Smart Optimistic Rollups
Rollups play a crucial part in providing next-generation scaling on Tezos. This page gives a technical introduction to Smart Rollups, their optimistic nature, and an intro to developing your own WASM kernel.
Prerequisites
This page covers an advanced topic at the bleeding edge of Tezos core development. If you are interested in more fundamental reading, a great place to start is Tezos Protocol and Shell and Smart Contracts.
Examples
For examples of Smart Rollups, see this repository: https://gitlab.com/tezos/kernel-gallery.
What is a rollup?
A rollup is a processing unit that receives, retrieves, and interprets input messages to update its local state and to produce output messages targeting the Tezos blockchain. In this documentation, we will generally refer to the rollup under consideration as the Layer 2 on top of the Tezos blockchain, considered as layer 1.
Rollups are a permissionless scaling solution for the Tezos blockchain. Indeed, anyone can originate and operate one or more rollups, allowing to increase the throughput of the Tezos blockchain, (almost) arbitrarily.

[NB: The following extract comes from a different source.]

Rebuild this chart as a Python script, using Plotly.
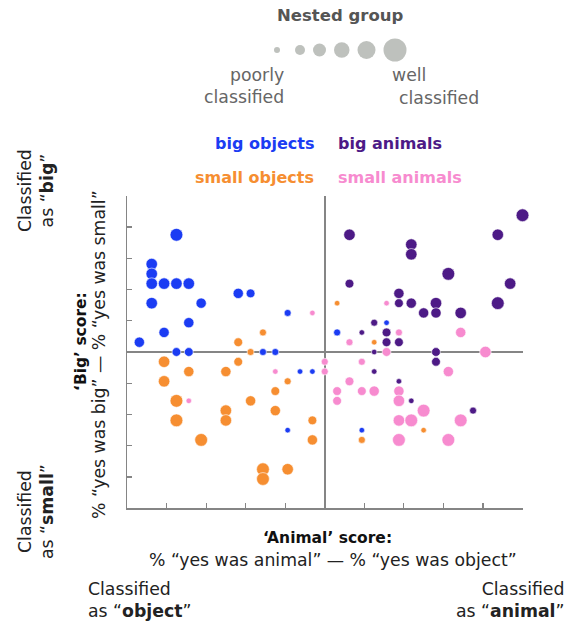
import plotly.graph_objects as go

# ---------------- data (scores in %) ----------------
big_objects_x = [-75, -87.5, -87.5, -87.5, -81.25, -75, -68.75, -43.75, -37.5, -87.5, -62.5, -68.75,
                 -81.25, -93.75, -75, -68.75, -31.25, -25, -18.75, -12.5, -6.25, -18.75, 31.25, 6.25, 18.75]
big_objects_y = [75, 56.25, 50, 43.75, 43.75, 43.75, 43.75, 37.5, 37.5, 31.25, 31.25, 18.75,
                 12.5, 6.25, 0, 0, 0, 0, 25, -12.5, -12.5, -50, 18.75, 12.5, -50]
big_objects_lvl = [6, 5, 5, 5, 5, 5, 5, 4, 3, 5, 4, 4, 4, 4, 3, 3, 2, 2, 2, 1, 1, 1, 1, 2, 1]

small_objects_x = [-31.25, -43.75, -37.5, -81.25, -43.75, -68.75, -50, -81.25, -18.75, -75, -25, -37.5,
                   -50, -25, -75, -50, -6.25, -62.5, -6.25, -31.25, -31.25, -18.75, 6.25, 25, 50, 18.75]
small_objects_y = [12.5, 6.25, 0, -6.25, -6.25, -12.5, -12.5, -18.75, -18.75, -31.25, -25, -31.25,
                   -37.5, -37.5, -43.75, -43.75, -43.75, -56.25, -56.25, -75, -81.25, -75, 31.25, 6.25, -50, -56.25]
small_objects_lvl = [2, 3, 2, 5, 3, 4, 4, 5, 2, 6, 3, 4, 5, 4, 6, 5, 3, 6, 4, 6, 6, 5, 1, 1, 1, 2]

small_animals_x = [-6.25, -25, -68.75, 0, 0, 31.25, 37.5, 12.5, 68.75, 31.25, 81.25, 18.75, 62.5,
                   12.5, 6.25, 18.75, 25, 37.5, 6.25, 37.5, 50, 37.5, 43.75, 68.75, 37.5, 62.5]
small_animals_y = [25, -12.5, -31.25, -6.25, -12.5, 31.25, 12.5, 6.25, 12.5, 0, 0, -6.25, -12.5,
                   -18.75, -25, -25, -25, -25, -31.25, -31.25, -37.5, -43.75, -43.75, -43.75, -56.25, -56.25]
small_animals_lvl = [1, 1, 1, 2, 2, 1, 2, 2, 4, 3, 5, 2, 4, 3, 3, 3, 4, 4, 3, 5, 6, 5, 6, 6, 6, 6]

big_animals_x = [100, 12.5, 87.5, 43.75, 43.75, 62.5, 12.5, 93.75, 37.5, 37.5, 43.75, 56.25, 87.5, 50,
                 56.25, 68.75, 25, 31.25, 18.75, 31.25, 37.5, 25, 56.25, 56.25, 25, 37.5, 43.75, 75]
big_animals_y = [87.5, 75, 75, 68.75, 62.5, 50, 43.75, 43.75, 37.5, 31.25, 31.25, 31.25, 31.25, 25,
                 25, 25, 18.75, 12.5, 12.5, 6.25, 6.25, 0, 0, -6.25, -12.5, -18.75, -31.25, -37.5]
big_animals_lvl = [6, 5, 5, 5, 5, 6, 3, 5, 4, 3, 4, 5, 6, 4, 4, 5, 2, 3, 1, 3, 3, 1, 3, 3, 1, 1, 1, 2]

group_names = ["big objects", "small objects", "small animals", "big animals"]
legend_levels = [1, 2, 3, 4, 5, 6]

# ---------------- style ----------------
W, H = 587, 625
COL = {"big objects": "#1b3cf3", "small objects": "#f68e31",
       "small animals": "#f78bcf", "big animals": "#4d1a86"}
PLOT_DIAM = {1: 5.5, 2: 7, 3: 8.8, 4: 10.3, 5: 11.5, 6: 12.8}
KEY_DIAM = {1: 6, 2: 10, 3: 13, 4: 15.5, 5: 18, 6: 23}
FONT = "DejaVu Sans, Liberation Sans, Arial, sans-serif"
L, R, T, B = 127, 522.5, 195.7, 508.3   # plot area in screen pixels


def fx(x):
    return x / W


def fy(y):
    return 1 - y / H


series = {
    "big objects": (big_objects_x, big_objects_y, big_objects_lvl),
    "small objects": (small_objects_x, small_objects_y, small_objects_lvl),
    "small animals": (small_animals_x, small_animals_y, small_animals_lvl),
    "big animals": (big_animals_x, big_animals_y, big_animals_lvl),
}

fig = go.Figure()
for name in group_names:
    xs, ys, lv = series[name]
    fig.add_trace(go.Scatter(
        x=xs, y=ys, mode="markers", name=name, cliponaxis=False, showlegend=False,
        marker=dict(color=COL[name], size=[PLOT_DIAM[v] for v in lv],
                    line=dict(color="white", width=0.6), opacity=1),
        hoverinfo="skip"))

# size key (nested group) drawn on an overlay pixel axis
key_x = []
cx = 277
gaps = [15, 8, 8, 8, 8]
for k, lvl in enumerate(legend_levels):
    if k > 0:
        cx += (KEY_DIAM[legend_levels[k - 1]] + KEY_DIAM[lvl]) / 2 + gaps[k - 1]
    key_x.append(cx)
fig.add_trace(go.Scatter(
    x=key_x, y=[50] * len(legend_levels), xaxis="x2", yaxis="y2", mode="markers",
    showlegend=False, hoverinfo="skip", cliponaxis=False,
    marker=dict(color="#a3a7a1", size=[KEY_DIAM[v] for v in legend_levels], line=dict(width=0))))

axis_common = dict(showline=True, linecolor="#858585", linewidth=1.5, ticks="inside", ticklen=5,
                   tickcolor="#858585", tickwidth=1.2, showticklabels=False, showgrid=False,
                   zeroline=True, zerolinecolor="#858585", zerolinewidth=1.5, range=[-100, 100],
                   tickvals=[-80, -60, -40, -20, 0, 20, 40, 60, 80, 100], fixedrange=True)

fig.update_layout(
    width=W, height=H, margin=dict(l=0, r=0, t=0, b=0),
    paper_bgcolor="white", plot_bgcolor="rgba(0,0,0,0)",
    font=dict(family=FONT, color="#222"),
    xaxis=dict(domain=[fx(L), fx(R)], anchor="y", **axis_common),
    yaxis=dict(domain=[fy(B), fy(T)], anchor="x", **axis_common),
    xaxis2=dict(domain=[0, 1], range=[0, W], visible=False, anchor="y2", fixedrange=True),
    yaxis2=dict(domain=[0, 1], range=[H, 0], visible=False, anchor="x2", fixedrange=True),
)

ann = []


def text(t, x, y, size, color="#222", xanchor="center", yanchor="middle", align="center", angle=0):
    ann.append(dict(text=t, x=fx(x), y=fy(y), xref="paper", yref="paper", showarrow=False,
                    xanchor=xanchor, yanchor=yanchor, align=align, textangle=angle,
                    font=dict(size=size, color=color, family=FONT)))


REG = 17.3
BOLD = 15.5
# size key labels
text("<b>Nested group</b>", 340, 15, 16.5, "#555")
text("poorly<br>classified", 286, 86, REG, "#666", xanchor="right", align="right")
text("well", 390, 75, REG, "#666", xanchor="left", align="left")
text("classified", 397, 98, REG, "#666", xanchor="left", align="left")

# category labels
text("<b>big objects</b>", 316, 144, 16, COL["big objects"], xanchor="right")
text("<b>big animals</b>", 336, 144, 16, COL["big animals"], xanchor="left")
text("<b>small objects</b>", 316, 177, 16, COL["small objects"], xanchor="right")
text("<b>small animals</b>", 336, 177, 16, COL["small animals"], xanchor="left")

# y axis titles
text("<b>‘Big’ score:</b>", 81, 342, BOLD, "#111", angle=-90)
text("% “yes was big” — % “yes was small”", 99, 355, REG, "#222", angle=-90)
text("Classified<br>as “<b>big</b>”", 36, 191, REG, "#222", angle=-90)
text("Classified<br>as “<b>small</b>”", 36, 512, REG, "#222", angle=-90)

# x axis titles
text("<b>‘Animal’ score:</b>", 327, 538, BOLD, "#111")
text("% “yes was animal” — % “yes was object”", 333, 560, REG, "#222")
text("Classified<br>as “<b>object</b>”", 86, 600, REG, "#222", xanchor="left", align="left")
text("Classified<br>as “<b>animal</b>”", 566, 600, REG, "#222", xanchor="right", align="right")

fig.update_layout(annotations=ann)
fig.write_html("out.html", config={"displayModeBar": False, "staticPlot": True},
               post_script="document.body.style.margin='0';document.body.style.padding='0';")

The integration of these rollups in the Tezos protocol is optimistic: this means that when an operator publishes a claim about the state of the rollup, this claim is a priori trusted. However, a refutation mechanism allows anyone to economically punish a participant who has published an invalid claim. Therefore, thanks to the refutation mechanism, a single honest participant is enough to guarantee that the input messages are correctly interpreted.
In the Tezos protocol, the subsystem of Smart Rollups is generic with respect to the syntax and the semantics of the input messages. More precisely, the originator of a smart rollup provides a program (in one of the languages supported by Tezos) responsible for interpreting input messages. During the refutation mechanism, the execution of this program is handled by a proof-generating virtual machine (PVM) for this language, provided by the Tezos protocol, which allows to prove that the result of applying an input message to the rollup context is correct. The rest of the time, any VM implementation of the chosen language can be used to run the smart rollup program, provided that it is compliant with the PVM.
The smart rollup infrastructure currently supports the WebAssembly language. A WASM rollup runs a WASM program named a kernel. The role of the kernel is to process input messages, to update a state, and to output messages targeting layer 1 following a user-defined logic.
Anyone can develop a kernel or reuse existing kernels. A typical use case of WASM rollups is to deploy a kernel that implements the Ethereum Virtual Machine (EVM) and to get as a result an EVM-compatible Layer 2 running on top of the Tezos blockchain. WASM rollups are not limited to this use case though: they are fully programmable, hence their names, smart optimistic rollups, as they are very close to smart contracts in terms of expressiveness.
The purpose of this documentation is to give:
- an overview of the terminology and basic principles of Smart Rollups
- a complete tour of Smart Rollups related workflows
- a reference documentation for the development of a WASM kernel.
Overview
Just like smart contracts, Smart Rollups are decentralized software components. However, contrary to smart contracts that are processed by the network validators automatically, a smart rollup requires a dedicated rollup node to function.
Any user can originate, operate, and interact with a rollup. For the sake of clarity, we will distinguish three kinds of users in this documentation: operators, kernel developers, and end-users. An operator deploys the rollup node to make the rollup progress. A kernel developer writes a kernel to be executed within a rollup. An end-user interacts with the rollup through layer 1 operations or Layer 2 input messages.
Address
When a smart rollup is originated on layer 1, a unique address is
generated to uniquely identify it. A smart rollup address starts with
the prefix sr1
.
Inputs
There are two channels of communication to interact with Smart Rollups:
- a global rollups inbox allows layer 1 to transmit information to all the rollups. This unique inbox contains two kinds of messages: external messages are pushed through a layer 1 manager operation while internal messages are pushed by layer 1 smart contracts or the protocol itself.
- a reveal data channel allows the rollup to retrieve data coming from data sources external to layer 1.